--- Written instruction ---
Search the listing below for the string "this" and copy every line where it occurs.

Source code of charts

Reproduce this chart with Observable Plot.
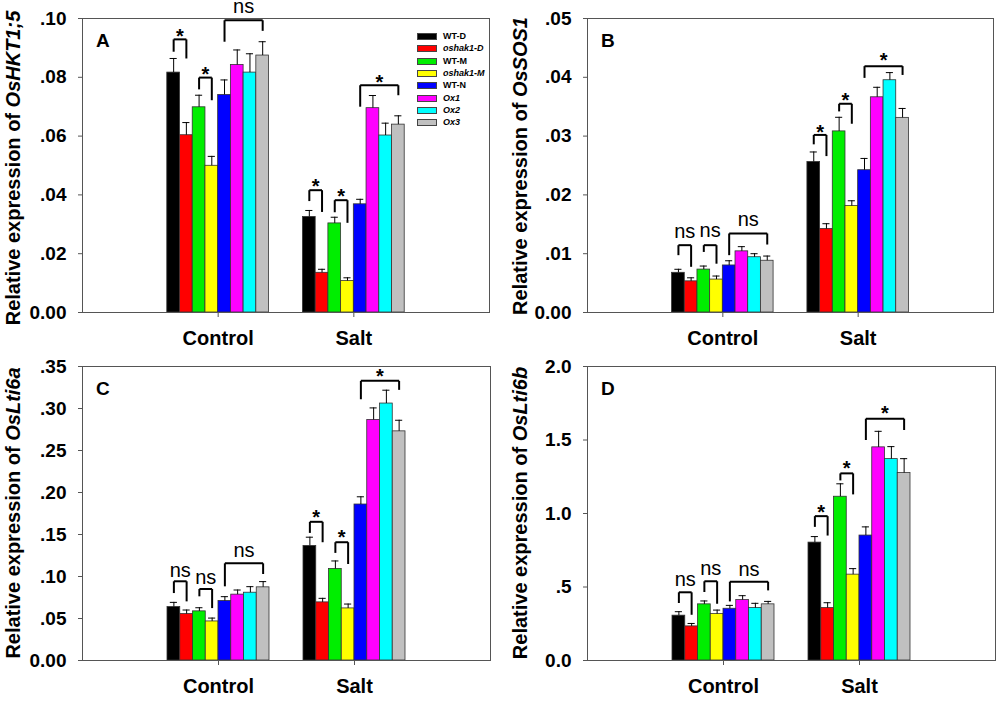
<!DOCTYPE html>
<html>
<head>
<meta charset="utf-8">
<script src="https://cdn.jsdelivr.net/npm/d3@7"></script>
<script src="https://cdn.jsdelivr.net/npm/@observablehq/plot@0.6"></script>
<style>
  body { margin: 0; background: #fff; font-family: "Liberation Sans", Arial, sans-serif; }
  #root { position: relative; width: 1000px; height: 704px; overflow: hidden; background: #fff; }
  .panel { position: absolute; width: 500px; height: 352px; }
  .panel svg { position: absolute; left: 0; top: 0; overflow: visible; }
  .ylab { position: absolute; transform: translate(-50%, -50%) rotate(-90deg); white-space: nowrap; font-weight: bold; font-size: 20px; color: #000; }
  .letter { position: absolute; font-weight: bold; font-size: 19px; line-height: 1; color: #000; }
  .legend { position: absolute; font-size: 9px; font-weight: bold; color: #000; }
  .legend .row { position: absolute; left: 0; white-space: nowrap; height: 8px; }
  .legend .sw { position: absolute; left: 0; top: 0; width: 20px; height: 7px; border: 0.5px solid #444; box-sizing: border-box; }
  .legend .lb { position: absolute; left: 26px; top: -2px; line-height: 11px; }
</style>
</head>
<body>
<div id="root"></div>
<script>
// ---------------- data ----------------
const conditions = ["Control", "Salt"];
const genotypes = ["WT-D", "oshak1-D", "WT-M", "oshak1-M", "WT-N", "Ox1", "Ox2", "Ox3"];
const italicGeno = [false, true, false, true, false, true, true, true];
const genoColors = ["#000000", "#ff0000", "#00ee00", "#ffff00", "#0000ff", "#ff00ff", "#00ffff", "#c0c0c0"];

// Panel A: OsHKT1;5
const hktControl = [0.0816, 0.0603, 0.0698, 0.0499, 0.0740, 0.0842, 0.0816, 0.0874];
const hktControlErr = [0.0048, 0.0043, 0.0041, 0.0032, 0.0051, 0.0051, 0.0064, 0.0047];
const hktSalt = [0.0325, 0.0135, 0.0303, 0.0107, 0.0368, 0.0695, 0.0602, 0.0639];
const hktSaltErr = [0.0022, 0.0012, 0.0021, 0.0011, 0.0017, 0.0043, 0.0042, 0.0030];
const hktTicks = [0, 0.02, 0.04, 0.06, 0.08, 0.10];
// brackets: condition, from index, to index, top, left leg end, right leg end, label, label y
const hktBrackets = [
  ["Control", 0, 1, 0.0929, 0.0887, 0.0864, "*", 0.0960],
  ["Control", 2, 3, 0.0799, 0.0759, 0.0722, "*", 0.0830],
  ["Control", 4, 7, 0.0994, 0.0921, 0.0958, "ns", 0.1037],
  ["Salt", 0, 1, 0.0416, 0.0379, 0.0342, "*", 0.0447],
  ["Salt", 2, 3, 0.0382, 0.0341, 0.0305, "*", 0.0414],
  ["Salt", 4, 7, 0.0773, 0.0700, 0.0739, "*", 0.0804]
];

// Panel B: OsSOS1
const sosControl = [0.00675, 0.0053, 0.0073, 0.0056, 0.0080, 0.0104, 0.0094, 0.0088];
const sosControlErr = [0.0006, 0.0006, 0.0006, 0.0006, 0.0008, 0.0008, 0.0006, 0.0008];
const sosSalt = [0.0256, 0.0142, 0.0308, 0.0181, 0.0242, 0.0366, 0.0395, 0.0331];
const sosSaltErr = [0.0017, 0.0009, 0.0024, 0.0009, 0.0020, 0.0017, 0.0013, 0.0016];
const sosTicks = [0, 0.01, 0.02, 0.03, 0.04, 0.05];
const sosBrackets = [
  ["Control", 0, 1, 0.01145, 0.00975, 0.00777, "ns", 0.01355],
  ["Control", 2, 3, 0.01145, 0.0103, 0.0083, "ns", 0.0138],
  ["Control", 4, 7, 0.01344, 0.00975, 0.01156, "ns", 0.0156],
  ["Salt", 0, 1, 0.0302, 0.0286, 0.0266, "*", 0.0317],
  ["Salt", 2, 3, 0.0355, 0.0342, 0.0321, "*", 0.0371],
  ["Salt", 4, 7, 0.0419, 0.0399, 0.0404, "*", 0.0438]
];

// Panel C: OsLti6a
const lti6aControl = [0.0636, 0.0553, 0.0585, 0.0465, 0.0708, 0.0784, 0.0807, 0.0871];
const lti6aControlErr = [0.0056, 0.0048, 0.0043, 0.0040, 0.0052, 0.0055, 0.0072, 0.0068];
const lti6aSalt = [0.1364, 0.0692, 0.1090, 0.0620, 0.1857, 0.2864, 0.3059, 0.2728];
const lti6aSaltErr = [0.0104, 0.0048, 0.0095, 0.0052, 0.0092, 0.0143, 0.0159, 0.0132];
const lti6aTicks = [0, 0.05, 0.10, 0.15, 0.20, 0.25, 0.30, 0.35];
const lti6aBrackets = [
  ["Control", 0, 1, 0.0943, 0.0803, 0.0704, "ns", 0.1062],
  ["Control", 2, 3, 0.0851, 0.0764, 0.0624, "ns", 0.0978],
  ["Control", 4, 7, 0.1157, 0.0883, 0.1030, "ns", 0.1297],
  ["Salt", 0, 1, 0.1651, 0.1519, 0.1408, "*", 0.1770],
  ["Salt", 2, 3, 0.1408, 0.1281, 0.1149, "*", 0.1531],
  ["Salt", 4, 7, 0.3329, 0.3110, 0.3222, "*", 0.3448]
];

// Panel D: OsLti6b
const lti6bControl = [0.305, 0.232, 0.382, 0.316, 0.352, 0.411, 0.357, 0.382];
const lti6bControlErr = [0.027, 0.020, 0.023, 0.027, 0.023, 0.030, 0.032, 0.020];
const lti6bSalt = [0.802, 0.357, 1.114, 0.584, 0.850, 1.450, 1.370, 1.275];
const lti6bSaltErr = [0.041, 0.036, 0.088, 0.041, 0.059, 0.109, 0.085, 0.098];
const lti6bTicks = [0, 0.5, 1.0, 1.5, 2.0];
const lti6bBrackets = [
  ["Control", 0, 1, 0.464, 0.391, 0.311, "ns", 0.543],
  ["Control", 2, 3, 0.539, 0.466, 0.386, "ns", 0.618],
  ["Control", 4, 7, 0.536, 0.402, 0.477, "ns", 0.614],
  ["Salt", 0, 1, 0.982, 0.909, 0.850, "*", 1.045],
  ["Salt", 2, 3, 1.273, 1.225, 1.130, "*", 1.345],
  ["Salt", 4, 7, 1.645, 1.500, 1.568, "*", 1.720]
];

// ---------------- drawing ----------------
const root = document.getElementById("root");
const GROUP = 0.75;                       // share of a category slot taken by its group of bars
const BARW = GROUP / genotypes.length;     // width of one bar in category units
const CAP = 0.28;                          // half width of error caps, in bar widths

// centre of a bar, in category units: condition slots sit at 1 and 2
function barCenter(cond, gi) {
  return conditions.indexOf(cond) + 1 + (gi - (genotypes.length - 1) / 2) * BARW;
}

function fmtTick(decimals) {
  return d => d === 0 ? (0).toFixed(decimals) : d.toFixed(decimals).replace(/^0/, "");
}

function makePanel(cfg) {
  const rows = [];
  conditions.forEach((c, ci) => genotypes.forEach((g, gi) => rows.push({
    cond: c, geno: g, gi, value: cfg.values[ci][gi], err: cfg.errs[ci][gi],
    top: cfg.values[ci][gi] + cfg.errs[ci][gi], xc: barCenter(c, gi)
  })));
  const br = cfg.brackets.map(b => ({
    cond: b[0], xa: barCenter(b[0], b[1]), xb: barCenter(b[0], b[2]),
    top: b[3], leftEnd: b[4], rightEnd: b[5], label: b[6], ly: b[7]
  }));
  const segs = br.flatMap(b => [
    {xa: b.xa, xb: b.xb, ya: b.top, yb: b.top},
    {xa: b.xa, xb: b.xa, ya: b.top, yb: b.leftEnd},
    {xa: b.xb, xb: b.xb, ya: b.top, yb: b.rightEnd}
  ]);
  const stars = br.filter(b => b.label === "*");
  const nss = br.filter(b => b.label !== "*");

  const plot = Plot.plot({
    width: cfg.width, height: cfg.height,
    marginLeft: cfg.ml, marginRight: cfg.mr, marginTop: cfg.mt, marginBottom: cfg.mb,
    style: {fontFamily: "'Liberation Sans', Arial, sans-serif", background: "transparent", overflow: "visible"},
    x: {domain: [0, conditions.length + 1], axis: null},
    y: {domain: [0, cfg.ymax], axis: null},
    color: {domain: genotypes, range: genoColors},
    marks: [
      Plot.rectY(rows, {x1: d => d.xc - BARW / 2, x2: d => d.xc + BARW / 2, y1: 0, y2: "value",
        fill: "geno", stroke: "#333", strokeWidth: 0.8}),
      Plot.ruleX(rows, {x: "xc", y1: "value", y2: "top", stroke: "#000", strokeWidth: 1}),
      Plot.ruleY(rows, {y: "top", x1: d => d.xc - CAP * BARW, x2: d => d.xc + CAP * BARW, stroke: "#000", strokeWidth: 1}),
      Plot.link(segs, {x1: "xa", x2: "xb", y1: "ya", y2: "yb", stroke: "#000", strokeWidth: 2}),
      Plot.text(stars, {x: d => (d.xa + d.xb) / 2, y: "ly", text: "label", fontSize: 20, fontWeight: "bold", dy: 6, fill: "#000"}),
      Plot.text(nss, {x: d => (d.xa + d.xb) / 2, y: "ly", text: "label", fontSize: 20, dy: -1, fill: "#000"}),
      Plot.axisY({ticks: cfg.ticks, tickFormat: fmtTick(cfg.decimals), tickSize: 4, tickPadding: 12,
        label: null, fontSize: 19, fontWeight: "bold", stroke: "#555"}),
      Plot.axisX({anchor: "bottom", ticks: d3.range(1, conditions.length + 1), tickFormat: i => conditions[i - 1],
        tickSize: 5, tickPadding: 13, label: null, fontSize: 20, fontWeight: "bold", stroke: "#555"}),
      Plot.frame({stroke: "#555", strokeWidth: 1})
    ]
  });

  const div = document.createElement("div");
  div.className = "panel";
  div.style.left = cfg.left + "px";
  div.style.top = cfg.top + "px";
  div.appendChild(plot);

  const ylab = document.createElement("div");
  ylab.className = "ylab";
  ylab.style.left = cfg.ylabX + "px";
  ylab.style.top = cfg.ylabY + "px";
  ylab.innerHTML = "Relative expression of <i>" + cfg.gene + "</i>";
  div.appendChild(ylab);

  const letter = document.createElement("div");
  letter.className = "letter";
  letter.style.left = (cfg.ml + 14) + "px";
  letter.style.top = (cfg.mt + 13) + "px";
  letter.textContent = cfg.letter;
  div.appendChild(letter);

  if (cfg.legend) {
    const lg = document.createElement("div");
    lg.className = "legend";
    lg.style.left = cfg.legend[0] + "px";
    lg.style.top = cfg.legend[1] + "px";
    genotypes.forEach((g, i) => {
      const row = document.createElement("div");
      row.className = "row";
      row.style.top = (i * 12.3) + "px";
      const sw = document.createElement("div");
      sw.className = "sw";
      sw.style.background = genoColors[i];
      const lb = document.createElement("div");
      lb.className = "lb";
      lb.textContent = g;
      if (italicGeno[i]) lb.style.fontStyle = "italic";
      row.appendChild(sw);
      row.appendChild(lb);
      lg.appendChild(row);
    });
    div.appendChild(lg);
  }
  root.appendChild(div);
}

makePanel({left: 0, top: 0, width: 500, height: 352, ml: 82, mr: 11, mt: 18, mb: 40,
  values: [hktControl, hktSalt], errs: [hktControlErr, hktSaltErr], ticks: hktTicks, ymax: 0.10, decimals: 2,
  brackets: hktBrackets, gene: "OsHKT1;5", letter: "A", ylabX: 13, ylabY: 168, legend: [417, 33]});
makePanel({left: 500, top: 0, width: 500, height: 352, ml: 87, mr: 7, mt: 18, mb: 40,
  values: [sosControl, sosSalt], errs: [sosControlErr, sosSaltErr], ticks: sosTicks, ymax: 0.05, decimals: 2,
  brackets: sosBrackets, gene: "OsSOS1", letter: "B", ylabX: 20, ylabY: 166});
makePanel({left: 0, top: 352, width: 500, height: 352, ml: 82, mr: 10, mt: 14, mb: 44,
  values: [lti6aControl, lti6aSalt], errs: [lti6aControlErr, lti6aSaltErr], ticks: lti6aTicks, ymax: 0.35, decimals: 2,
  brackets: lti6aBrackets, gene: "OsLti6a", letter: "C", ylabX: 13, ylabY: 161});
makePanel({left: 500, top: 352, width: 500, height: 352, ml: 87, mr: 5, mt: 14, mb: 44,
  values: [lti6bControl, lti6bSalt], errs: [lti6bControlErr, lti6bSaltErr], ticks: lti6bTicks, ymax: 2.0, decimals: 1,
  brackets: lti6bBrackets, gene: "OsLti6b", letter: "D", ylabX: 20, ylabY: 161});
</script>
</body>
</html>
...
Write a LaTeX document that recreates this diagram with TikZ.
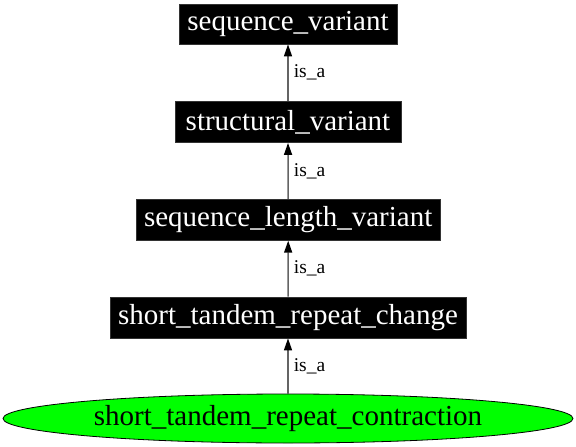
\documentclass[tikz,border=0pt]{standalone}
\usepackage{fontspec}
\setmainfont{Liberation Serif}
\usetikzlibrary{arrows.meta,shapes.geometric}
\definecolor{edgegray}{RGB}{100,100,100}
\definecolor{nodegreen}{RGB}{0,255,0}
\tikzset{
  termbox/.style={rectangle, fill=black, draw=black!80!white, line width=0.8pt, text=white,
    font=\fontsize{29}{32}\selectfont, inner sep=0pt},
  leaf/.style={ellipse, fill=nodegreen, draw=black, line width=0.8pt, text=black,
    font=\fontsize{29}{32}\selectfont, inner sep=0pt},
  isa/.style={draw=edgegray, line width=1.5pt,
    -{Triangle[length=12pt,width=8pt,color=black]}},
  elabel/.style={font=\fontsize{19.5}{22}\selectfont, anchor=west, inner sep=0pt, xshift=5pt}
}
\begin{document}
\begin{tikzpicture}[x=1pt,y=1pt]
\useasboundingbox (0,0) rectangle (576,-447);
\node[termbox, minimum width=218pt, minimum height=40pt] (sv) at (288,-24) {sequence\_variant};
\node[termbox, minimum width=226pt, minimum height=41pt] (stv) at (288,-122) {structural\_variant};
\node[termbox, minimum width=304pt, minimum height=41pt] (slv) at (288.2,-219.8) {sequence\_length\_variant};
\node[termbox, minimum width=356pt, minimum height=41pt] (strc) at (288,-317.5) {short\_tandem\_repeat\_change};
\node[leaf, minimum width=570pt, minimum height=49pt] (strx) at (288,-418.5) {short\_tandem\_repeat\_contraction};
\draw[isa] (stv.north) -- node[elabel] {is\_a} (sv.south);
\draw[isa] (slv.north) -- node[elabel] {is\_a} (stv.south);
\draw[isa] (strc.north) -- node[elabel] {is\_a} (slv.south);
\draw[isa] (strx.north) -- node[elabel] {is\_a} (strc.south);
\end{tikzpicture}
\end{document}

--- The output ---
Reproduce this chart with Observable Plot.
Write a LaTeX document that recreates this diagram with TikZ.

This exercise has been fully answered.